Underpinning all of this we have a legal framework which puts an obligation upon us to ensure that the product is safe, is the right quality and is actually authentic. When we actually take all of these together, because for us to ensure that we are able to comply, these put extra resources and burdens upon businesses to meet these requirements. When we try and think about where are we going with food safety is it just looking at HACCP, is it looking at food fraud, is it looking at prerequisites, is it looking at defence? In reality we are thinking of very much more of a holistic view which covers not only the legal framework that ensures that the product is safe and that we will then have and are able to protect our brand. We're able to protect the operation and we're also able to protect the quality.

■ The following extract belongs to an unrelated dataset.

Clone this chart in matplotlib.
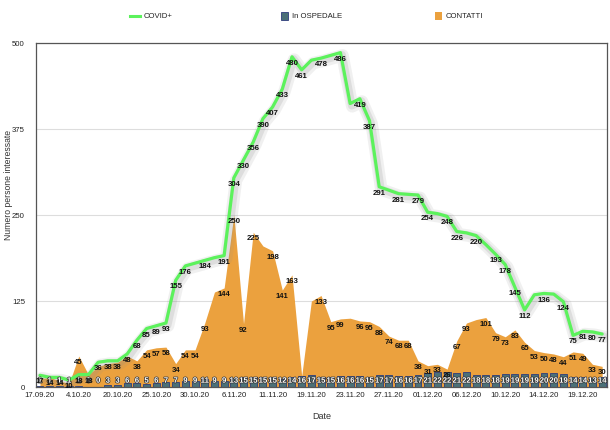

This has been very much a top-level overview about what food safety plans are all about and perhaps where food safety management is going in the future. If you would like to learn more about this or even discuss it with us in more depth, then please don't hesitate to get in contact. What we do believe is that the food safety plan is going to be the way that we will be able to go so that we can actually, not only consider the accidental contamination having effective prerequisites, but make sure that we are able to produce a product which is safe and legally compliant. Thank you very much.